El verano da para muchas cosas. Una de ellas, para mí la más placentera, es poder leer como una cosaca en cualquier lugar y sin sentirme culpable por las cosas que debería estar haciendo y que no hago por estar a la bartola leyendo.
Y ahora escuchen esto:
“Querido Alec:
Que no hayas destruido esta carta al reconocer mi letra en el sobre prueba que la curiosidad es más poderosa que el odio. O que tu odio necesita carne fresca”.
Así arranca La Caja Negra.
Decía Borges que su obra de teatro favorita era Macbeth porque empezaba arriba y terminaba arriba —la cita no es literal—. Y eso mismo es lo que sucede con esta obra del autor israelí Amos Oz: empieza alto, sigue alto y termina alto.
Y lo comento porque ha sido mi verano: “Amos OZ”.
La obra se articula en torno a una serie de cartas y telegramas que desgranan las relaciones entre personajes que han sido descritos y desarrollados con una maestría inigualable.
Giddeon, excombatiente judío y ahora brillante profesor universitario. Ylana, su ex esposa, que aún lo ama, confusa, impredecible, casada con un ultra ortodoxo. Boasz, el hijo imposible que finalmente parece convertirse en el más cuerdo de todos. Sommo, el nuevo esposo de Ylana. Zakheim, el abogado…

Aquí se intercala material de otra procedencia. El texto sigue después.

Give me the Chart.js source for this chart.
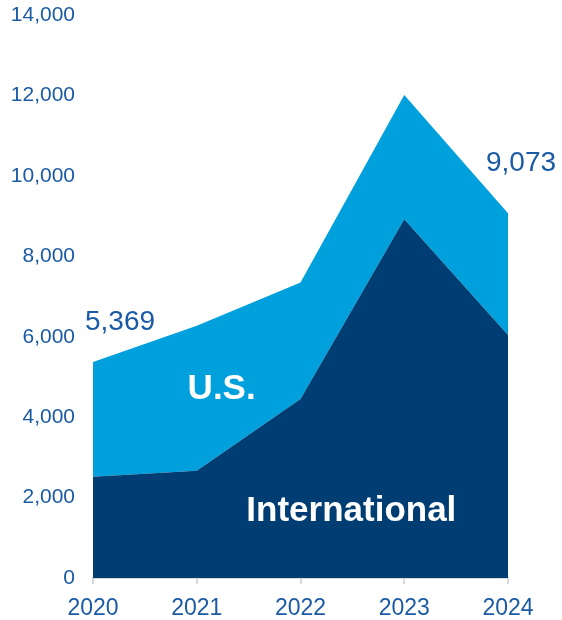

Y como telón de fondo, y sin que pueda ser de otra manera, el conflicto palestino israelí desde la perspectiva de un Amos Oz conocido por su defensa del entendimiento y la paz.
Y ahora sigan escuchando:
“¿Qué quiero esta vez? ¿Qué más puede pedir la mujer del pescador al pez de oro? ¿Otros cien mil o un palacio de esmeraldas? Nada Alec. No tengo nada que pedir. Sólo te escribo para hablar contigo”.
El libro es sencillamente magistral. Una tragedia de alcance Bíblico. Una tragedia muy recomendable.